I’ve been looking into buying a car in the US/Canada for our upcoming trip. What’s struck me is how confusing it is to do something like this that seems so basic to do at home.
So, I thought I’d write up some info for people coming to New Zealand for travel or working holidays who want to purchase a car here.
Where to Look.
Look on TradeMe.co.nz. Trade Me is a massively popular website in New Zealand. I’ll be selling my car via Trade Me prior to leaving.
Another option would be at a weekly car auction like Turners in Christchurch. Each week they auction a large number of cars (it’s on a particular night of the week but I’m not sure which night).
New Zealanders tend to keep their cars longer than Americans. Many of the cars for sale will be around 10 years old.
Cars in New Zealand much have a “WOF” inspection (stands for Warrant of Fitness) every six months. When you buy a vehicle you ideally want to get one that has just gotten a new WOF so that you don’t need to redo it.
A WOF inspection costs around $45. They can be done at virtually any mechanic shop, or at “testing stations” like VTNZ where you don’t need to make an appointment but may need to wait up to an hour. If your car doesn’t pass the WOF at VTNZ you have to get the repairs done and go back for a free re-test.
If you want to get a pre-purchase inspection, the AA offer this or you could ask a local garage (mechanics) to do it.
Changing the ownership of a vehicle is very easy in New Zealand. Unlike the US, the plates are not removed from the car. The new owner uses the existing plates. You will need an address you can use because they need to know where to find you e.g., if you get a speed camera ticket.

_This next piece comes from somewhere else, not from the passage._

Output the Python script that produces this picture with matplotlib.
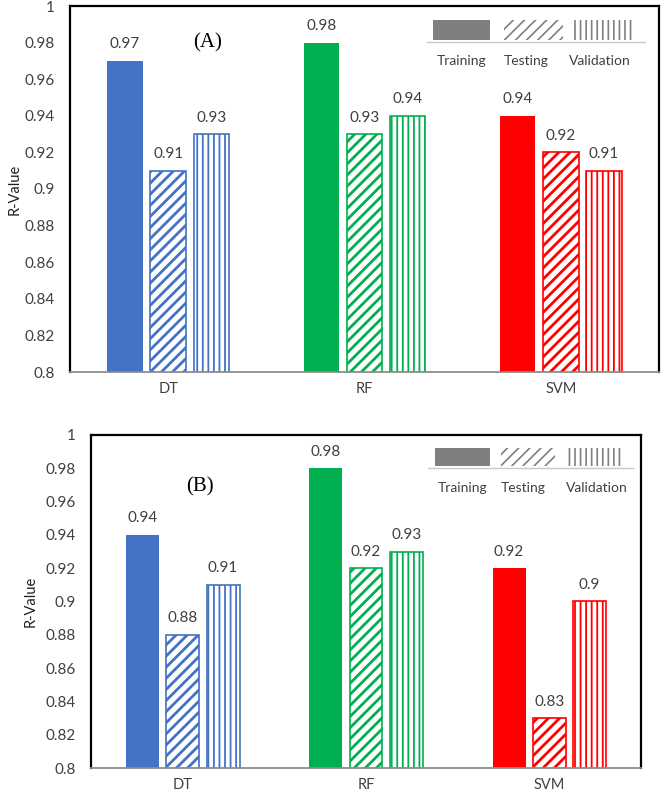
import numpy as np
import matplotlib
matplotlib.use('Agg')
import matplotlib.pyplot as plt
from matplotlib.patches import Rectangle
from matplotlib.lines import Line2D


# Model names and the three data splits
models = ['DT', 'RF', 'SVM']
splits = ['Training', 'Testing', 'Validation']

# R-values
panel_a = {
    'Training': [0.97, 0.98, 0.94],
    'Testing': [0.91, 0.93, 0.92],
    'Validation': [0.93, 0.94, 0.91],
}

# R-values
panel_b = {
    'Training': [0.94, 0.98, 0.92],
    'Testing': [0.88, 0.92, 0.83],
    'Validation': [0.91, 0.93, 0.90],
}

y_ticks = [0.8, 0.82, 0.84, 0.86, 0.88, 0.9, 0.92, 0.94, 0.96, 0.98, 1.0]

# One colour per model
model_colors = ['#4472C4', '#00B050', '#FF0000']
hatches = {'Training': None, 'Testing': '///', 'Validation': '|||'}

plt.rcParams['font.family'] = ['Lato', 'DejaVu Sans']
plt.rcParams['hatch.linewidth'] = 2.0

TEXT_COLOR = '#404040'


def draw_panel(ax, values, tag, tag_pos, legend_box):
    x = np.arange(len(models))
    width = 0.18
    offsets = [-0.22, 0, 0.22]

    for split, off in zip(splits, offsets):
        vals = values[split]
        for i in range(len(models)):
            color = model_colors[i]
            if hatches[split] is None:
                bars = ax.bar(x[i] + off, vals[i], width, color=color, linewidth=0)
            else:
                bars = ax.bar(x[i] + off, vals[i], width, facecolor='white',
                              edgecolor=color, linewidth=1.2, hatch=hatches[split])
                if split == 'Validation':
                    for b in bars:
                        if hasattr(b, 'set_hatch_linewidth'):
                            b.set_hatch_linewidth(1.3)
            ax.annotate('{:g}'.format(vals[i]), (x[i] + off, vals[i]),
                        xytext=(0, 9), textcoords='offset points',
                        ha='center', va='baseline', fontsize=11, color=TEXT_COLOR)

    ax.set_xlim(-0.5, 2.5)
    ax.set_ylim(0.8, 1.0)
    ax.set_yticks(y_ticks)
    ax.set_yticklabels(['{:g}'.format(round(v, 2)) for v in y_ticks])
    ax.set_xticks(x)
    ax.set_xticklabels(models)
    ax.tick_params(axis='y', length=0, pad=11, labelsize=11, labelcolor=TEXT_COLOR)
    ax.tick_params(axis='x', length=0, pad=7, labelsize=10.5, labelcolor=TEXT_COLOR)
    ax.set_ylabel('R-Value', fontsize=10.5, color='#202020')

    for side in ['left', 'top', 'right']:
        ax.spines[side].set_linewidth(1.6)
        ax.spines[side].set_color('black')
    ax.spines['bottom'].set_linewidth(1.3)
    ax.spines['bottom'].set_color('#8C8C8C')

    # Panel tag
    ax.text(tag_pos[0], tag_pos[1], tag, transform=ax.transAxes, ha='center', va='center',
            fontsize=15, family='Liberation Serif', color='black')

    # Hand made legend in the top right corner
    lx, ly0, ly1, line_y, line_x0, line_x1, label_y, label_xs = legend_box
    gray = '#7F7F7F'
    for k, split in enumerate(splits):
        x0, x1 = lx[k]
        if hatches[split] is None:
            patch = Rectangle((x0, ly0), x1 - x0, ly1 - ly0, transform=ax.transAxes,
                              facecolor=gray, edgecolor='none')
        else:
            patch = Rectangle((x0, ly0), x1 - x0, ly1 - ly0, transform=ax.transAxes,
                              facecolor='white', edgecolor=gray, linewidth=0,
                              hatch=hatches[split])
            if hasattr(patch, 'set_hatch_linewidth'):
                patch.set_hatch_linewidth(1.2)
        ax.add_patch(patch)
        ax.text(label_xs[k], label_y, split, transform=ax.transAxes, ha='center',
                va='center', fontsize=10, color=TEXT_COLOR)
    ax.add_line(Line2D([line_x0, line_x1], [line_y, line_y], transform=ax.transAxes,
                       color='#C8C8C8', linewidth=1))


fig = plt.figure(figsize=(6.64, 7.97), dpi=100)

# Top panel
ax1 = fig.add_axes([70 / 664, 1 - 372 / 797, 589 / 664, 366 / 797])
draw_panel(ax1, panel_a, '(A)', (0.234, 0.90),
           ([(0.616, 0.713), (0.737, 0.837), (0.854, 0.956)], 0.907, 0.962,
            0.903, 0.606, 0.976, 0.85, [0.665, 0.774, 0.900]))
ax1.yaxis.labelpad = 2

# Bottom panel
ax2 = fig.add_axes([91 / 664, 1 - 768 / 797, 550 / 664, 333 / 797])
draw_panel(ax2, panel_b, '(B)', (0.198, 0.844),
           ([(0.625, 0.725), (0.745, 0.844), (0.864, 0.965)], 0.907, 0.961,
            0.901, 0.613, 0.985, 0.841, [0.675, 0.785, 0.92]))
ax2.yaxis.labelpad = 6

fig.savefig('out.png', dpi=100)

Registration is a national thing in New Zealand so you do not need to worry about which part of the country you are purchasing your car in.

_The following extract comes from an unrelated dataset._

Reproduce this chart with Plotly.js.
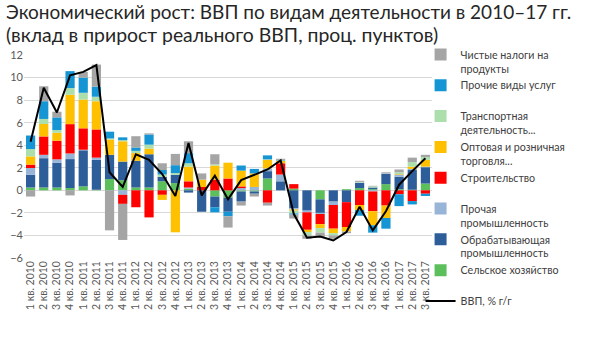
<!DOCTYPE html>
<html><head><meta charset="utf-8">
<script src="https://cdn.plot.ly/plotly-3.0.1.min.js"></script>
<style>html,body{margin:0;padding:0;background:#fff}#c{width:600px;height:338px}</style>
</head><body><div id="c"></div>
<script>
const quarters = [];
for (let y = 2010; y <= 2017; y++) for (let q = 1; q <= 4; q++) if (!(y === 2017 && q === 4)) quarters.push(q + " кв. " + y);

const agriculture   = [0.25,0.25,0.25,0.2,0.35,0.05,1.0,0.9,0.25,0.25,0.8,0.64,0.15,0,-0.55,-0.65,-0.1,-0.1,1.05,0,0.15,0,-0.8,0,0.1,0.2,0.1,0.55,0.1,0.05,0.6];
const manufacturing = [1.13,2.6,2.2,2.57,3.2,2.65,2.15,1.65,2.37,2.95,0.4,0.74,-0.2,-1.9,-0.95,-1.25,-0.9,-0.2,0.65,0.8,-1.6,-1.8,-1.2,-1.0,-1.05,0.45,0.15,0.9,1.1,1.75,1.45];
const otherIndustry = [0.6,0.3,0.3,0.5,0.05,0.2,0,-0.4,0,0,0,0,0.1,0,0,0,0.2,0.3,0.25,0.6,-0.1,-0.15,-0.1,-0.3,0,0.05,-0.1,0.05,0.2,0.1,0.05];
const construction  = [0.3,1.63,1.65,2.6,1.9,2.5,0,-0.8,-1.5,-2.4,-0.4,0,0.55,0.3,0.95,1.05,0.15,0,-1.1,1.0,0.4,-1.55,-0.9,-2.1,-2.2,-1.3,-1.75,-1.35,-0.35,-0.95,-0.3];
const trade         = [0.73,1.1,0.7,2.6,2.55,2.5,1.35,1.8,0.68,0.5,-0.45,-3.72,1.3,0.65,1.25,1.4,1.4,1.2,0.75,0.2,-0.1,-0.2,-0.35,-0.4,-0.4,-0.45,-1.25,-1.1,0.05,0.2,0.6];
const transport     = [0.65,0.45,0.25,0.6,0.6,0.4,0.1,0.1,0.2,0.35,0.2,0.15,0.3,0,0.1,0,0,0,0.05,0.05,-0.25,-0.3,-0.4,-0.2,0,0.05,0.1,0,0.15,0.4,0.25];
const services      = [1.2,1.57,1.12,1.5,1.35,0.9,0.6,0.25,0.3,0.9,0.4,0.7,0.9,0,-0.45,-0.4,0.45,0.4,0.35,0.05,-0.1,0,0,0,0,-0.5,-0.65,-0.95,-1.05,-0.3,-0.2];
const netTaxes      = [-0.55,1.33,0.5,-0.45,0.5,1.95,-3.55,-3.2,1.0,0.1,0.6,1.0,1.05,0.55,0.9,-1.0,-0.35,-0.25,-0.25,0.1,-0.35,-0.3,-0.4,-0.3,-0.15,0.1,0.05,0.1,0.25,0.4,0.2];
const gdp           = [4.3,9.1,6.9,10.2,10.5,11.1,1.6,0.3,3.2,2.7,1.45,-0.5,4.2,-0.45,1.3,-0.8,0.9,1.35,1.85,2.65,-2.1,-4.2,-4.1,-4.45,-3.7,-1.45,-3.55,-1.85,0.5,1.7,2.85];

const titleLines = ["Экономический рост: ВВП по видам деятельности в 2010–17 гг.",
                    "(вклад в прирост реального ВВП, проц. пунктов)"];

const series = [
  {name: "Сельское хозяйство<br>\u00a0", y: agriculture, color: "#5BBF5B"},
  {name: "Обрабатывающая<br>промышленность", y: manufacturing, color: "#2E5E99"},
  {name: "Прочая<br>промышленность", y: otherIndustry, color: "#98B4D6"},
  {name: "Строительство<br>\u00a0", y: construction, color: "#FF0000"},
  {name: "Оптовая и розничная<br>торговля...", y: trade, color: "#FFC000"},
  {name: "Транспортная<br>деятельность...", y: transport, color: "#ADDFAD"},
  {name: "Прочие виды услуг<br>\u00a0", y: services, color: "#1595D3"},
  {name: "Чистые налоги на<br>продукты", y: netTaxes, color: "#A5A5A5"}
];

const data = [{
  type: "scatter", mode: "lines", x: quarters, y: gdp, name: "ВВП, % г/г<br>\u00a0",
  line: {color: "#000000", width: 2}, hoverinfo: "skip"
}];
series.forEach(s => data.push({type: "bar", x: quarters, y: s.y, name: s.name, marker: {color: s.color}}));

const font = "Lato, 'Open Sans', sans-serif";
const titleFont = {family: font, size: 19, color: "#262626"};
const layout = {
  width: 600, height: 338,
  margin: {l: 24, r: 168, t: 55, b: 80},
  paper_bgcolor: "#fff", plot_bgcolor: "#fff",
  barmode: "relative", bargap: 0.3,
  showlegend: true,
  annotations: [
    {text: titleLines[0], xref: "paper", yref: "paper", x: -0.05, y: 1.212, xanchor: "left", yanchor: "middle", showarrow: false, font: titleFont},
    {text: titleLines[1], xref: "paper", yref: "paper", x: -0.05, y: 1.099, xanchor: "left", yanchor: "middle", showarrow: false, font: {family: font, size: 19.4, color: "#262626"}}
  ],
  xaxis: {type: "category", tickangle: -90, tickfont: {family: font, size: 10.5, color: "#595959"},
          showgrid: false, zeroline: false, showline: false, ticks: ""},
  yaxis: {range: [-6, 12], dtick: 2, tickfont: {family: font, size: 11, color: "#595959"},
          gridcolor: "#D9D9D9", zeroline: false, showline: false, ticks: ""},
  legend: {x: 0.972, xanchor: "left", y: 1.069, yanchor: "top", traceorder: "reversed",
           valign: "top", tracegroupgap: 0, itemwidth: 30, maxheight: 330,
           font: {family: font, size: 10.7, color: "#404040"}, bgcolor: "rgba(0,0,0,0)"}
};
Plotly.newPlot("c", data, layout, {staticPlot: true});
</script></body></html>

The change of ownership form is filed at the post office or online.
Registration costs around $300 for a year and can be done for shorter periods e.g., 3 months. If you pay your registration online, you can choose the exact number of months you need.
Here’s where I can’t completely help because I’ve never tried to get insurance as a non-resident. If you know a New Zealander who has car insurance you may like them to ring their insurance company and ask about the possibility of you getting insurance. I know an Asian student who couldn’t get insurance until their home stay family rang their insurance and questioned why the student wasn’t being offered the opportunity to coverage.
Insurance is not mandatory here. You can buy 3rd party policies (that don’t cover damage to your car but will cover damage you do to someone else’s car) or comprehensive policies. Insurance is not expensive here but policies have a high deductible (called an “excess” here) and when you make a claim you lose your no claims discount, so claims end up being very expensive. If you have a no claims discount on your current policy in your home country, you may like to consider bringing evidence of that.
Once you have insurance, typically anyone over 25 can drive your car and be covered (provided they’re just borrowing it for personal use). You will need to pay extra if you want people under 25 (other than you) to be allowed to drive your car.
Crossing the Cook Straight
It costs around $300 to take a car and driver across from the North Island to South Island.
Gas prices are expensive – around $2.25 per litre which equates to around $8.50 for a US gallon. You can get full discounts at BP Petrol stations by getting a free AA discount card (offers 4c off per litre). Supermarkets also give fuel discount coupons when you spend over $40. These have to be used at a specific brand of Petrol Station.
All petrol stations essentially charge the same prices. Most cars take “91” although a few European cars take the more expensive “95” petrol.